It turns out that 20 years is exactly the right amount of time. You are in your late 30's, which at age 18 seemed dreadfully old but now that you're here, you realize that you are actually so much better than you were in your late teens. Wiser, more focused, more streamlined. The faint smile lines are enough to add character, without emphasizing age. The life experience adds shading. The high tech undergarments suck it all in, invisibly, under the outfit you chose, maybe, because it conveys something about your life since high school - I am more classy, more successful. I am more intellectual, I am thinner, I am richer. I am totally unconcerned with my appearance. I am more successful. I am more cultured. I am more confident.

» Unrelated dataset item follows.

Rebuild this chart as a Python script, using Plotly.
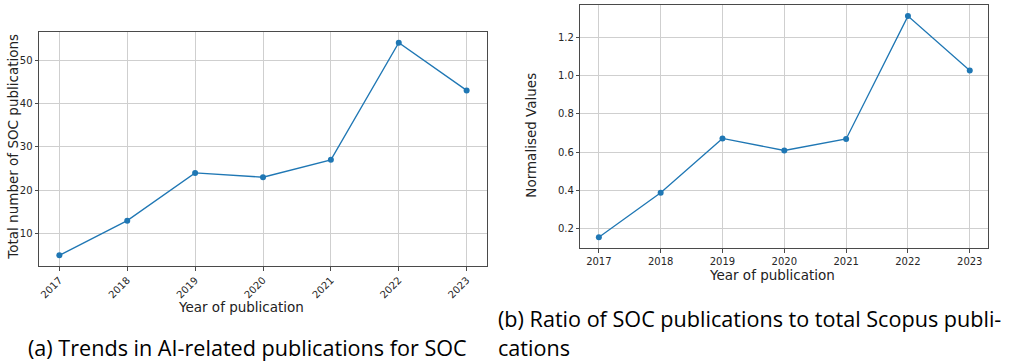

We can legally consume alcohol now, and we do it in force. The memories have faded enough that we can color them in a way that makes us feel better about ourselves. Even the people you full out hated, the ones who never made eye contact, not once in 4 years. Even they are tolerable, if not any more likeable. Because they no longer have any bearing on your day-to-day life.
You see a face you haven't seen in 20 years and the name flashes across your mind-screen, a name you may not have pronounced or thought about in 2 decades. Others, you have to cheat and look at the nametag, which has a copy of the senior yearbook picture next to the name. If you are really good, you can do this undetected. I am not really good.
After 4 or 5 glasses of wine and the initial round of small talk, you can settle into real conversations with the people who hold your interest. In my case, there were a few surprises - people I went to school with for 4 or 6 or even 12 years but never really knew. Others, people I knew casually & liked at 18, I found I liked even more at 38. And then there were the no-eye-contact girls. They still suck but it matters so little. Not at all.
I know that reunions are not for everyone, and after a full weekend of Pete's CGA reunion last week, followed by last night's event which I have been involved in planning for about 8 months, well...I'm reunioned out. But I thoroughly enjoyed spending an evening reconnecting with people who knew me as a child, an adolescent, a teen. In most of our day-to-day lives, we spend very little time thinking about our younger selves. Being among a large crowd who all knew each other in that context, I think it keeps you honest. If not about who you are now, then at least about how you got here.